Reviews

Chain Smoking

Twisted Teens Blame the Clown LP

There’s something about New Orleans that defines its own weirdness, a disparate collage of Cajun, creole, country, and punk subcultures with an identity distinctly of and desperately not of the American south. This transient collection can create art and music that is hard to pin down and classify it as anything other than itself, and TWISTED TEENS could only authentically come from there. A melting pot of garage rock, folk punk, blues, soul, and Americana, they have shaped their own sound that just feels like something familiar in that way that you could know WOODIE GUTHRIE by listening to the CLASH. There’s a crazy mishmash of GUN CLUB experimentation, zydeco energy, and TOM WAITS weirdness. Lead singer and guitarist Caspian Hollywell’s scratched-out, cigarettes-and-whisky-soaked voice harkens to his folk punk roots in SCISSORBILLS and BLACKBIRD RAUM—I mean, he’s wearing a SCROUNGER shirt on the cover of the album, so you get an idea where this is rooted. Lyrically, the songs have the humor and narrative weirdness of Tom Robbins on a meth bender. Hollywell is backed by Ramon (RJ) Santos on pedal steel, and their live shows incorporate a random entourage of other musicians on stage. It’s Santos’s playing that is the guts of the band, twisting and intertwining with the guitar and vocals and then breaking away while still carrying the song.

V/A Ready! Aim! 1! 2! 3! 4! A M.O.T.O. Tribute CD

Ready! Aim!! 1!2!3!4! A M.O.T.O. Tribute features 46 bands covering songs by M.O.T.O. (MASTERS OF THE OBVIOUS), which should tell you something about the reach of Paul Caporino’s songwriting.
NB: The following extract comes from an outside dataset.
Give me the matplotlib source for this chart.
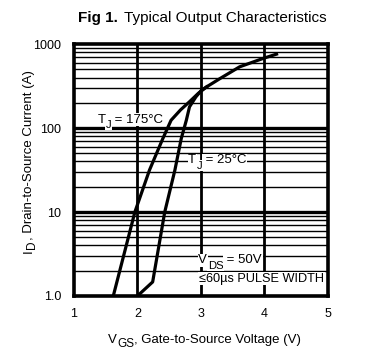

The man has been at it since 1981—45 years of garage rock filtered through pop, new wave, and occasional metal detours, and the one constant across all of it is that the hooks are relentless. Caporino writes melodies with a ’60s pop instinct that won’t leave you alone, the kind of songs that burrow into your head even when the lyrics make you wince. “Dance Dance Dance Dance Dance to the Radio” is a good example: you might argue with the words, but good luck getting that bop out of your skull. On a comp this size, interpretations range from faithful to sideways, and the quality varies. I hadn’t heard of most of the artists here, but standout contributions from ERIC AMERICA featuring BRONSON TERMINATOR TEW, ERIC CUNHA, POPDUDES, HOUSEGHOST, PAINT FUMES, and SHERI LYNN featuring the SWEET LOVES kept me hitting play. If you’re already a fan of Caporino’s work, there are plenty of good takes here to keep you happy. If you’re not, do yourself a favor and check out the originals. The man might be the Brian Wilson of garage rock: prolific, obsessive, and incapable of writing a song that doesn’t stick.